Now, there is chatter amongst a wide range of industries that we are facing an even larger potential disruptor: artificial intelligence (AI) and machine learning.

While the world continues to rationalize blockchain, AI and machine learning is providing practical solutions to industry frustrations.

As I shared at our first Canadian Roadshow, we are at another inflection point in accountancy. AI and machine learning is already powering the technology we use in our everyday lives. Software innovators are working through the many ways to effectively implement AI and machine learning to their platform’s user experience.

A new report by Asian broking firm CLSA studies six sectors that will see material changes where AI and machine learning may cause some disruption, highlighting short-term growing pains in the tech and accounting professions. It says that while we won’t reach broad adoption of AI-powered systems without a few bumps in the road,

“truly capable AI will be the most important development in all of human history.”

Machine learning systems have been making our lives easier for longer than we might realize. Typing the beginning of a query into Google and having the remainder anticipated is a product of machine learning. Suggestions from Netflix on what to watch next are also products of machine learning. When Facebook is able to recognize a friend in a photo we have uploaded, it’s another instance where machine learning has played a part.

In cloud accounting platforms, machine learning systems are already working in the background. Xero is applying machine learning principles to overcome the challenges faced by business owners and their trusted advisers.

For example, when business owners create an invoice, account codes can be automatically suggested which enables the majority of the reconciliation process to be predictable. From the adviser’s perspective, in addition to reducing the risk in an engagement with a client, this also saves us valuable time cleaning up any coding errors from manual entry.

Within the firm or practice itself, effective use cases of AI and machine learning include improving management frameworks for capacity planning, prioritization, job management and task delegation.

The Economist reports that AI-based systems are cutting the hours it used to take lawyers and loan officers to review contracts in the finance industry. Last year, JPMorgan Chase deployed natural-language processing software to sift through 12,000 commercial-loan contracts, reducing the time taken to do so by humans from 360,000 hours to seconds.

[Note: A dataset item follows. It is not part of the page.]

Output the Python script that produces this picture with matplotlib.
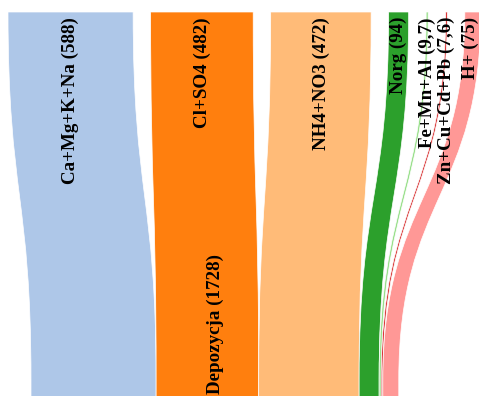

Assurance leaders at PwC envision a future where, with 100 percent of data available for analysis, as opposed to select samples, auditors will be able to study a business in its entirety. It’s only a matter of time before this technology is available in the accounting industry below the enterprise level.

CLSA’s report contends that a world where humans and AI are “bound together in a constant exchange of information and goals” is around the corner. By identifying the technology implementable in your firm that will help you and your teams, you can unlock capacity on a per client and per staff member basis. What you choose to do with that new capacity is entirely up to what your strategic priorities are for the practice.

Remaining up-to-date on technology developments to identify the best solutions for your firm is a powerful step forward to show customers and clients that you are capable and willing to inform them on how to leverage modern technology in their business. There is significant opportunity for firms to commercialize the inherent ability of finance professionals to connect and reconcile data points across business systems.

As we’ve said with cloud, with change comes opportunity. Advice is what has always set humans apart from technology, and we can continue to capitalize on this trait in our approach towards empowering our teams and our clients.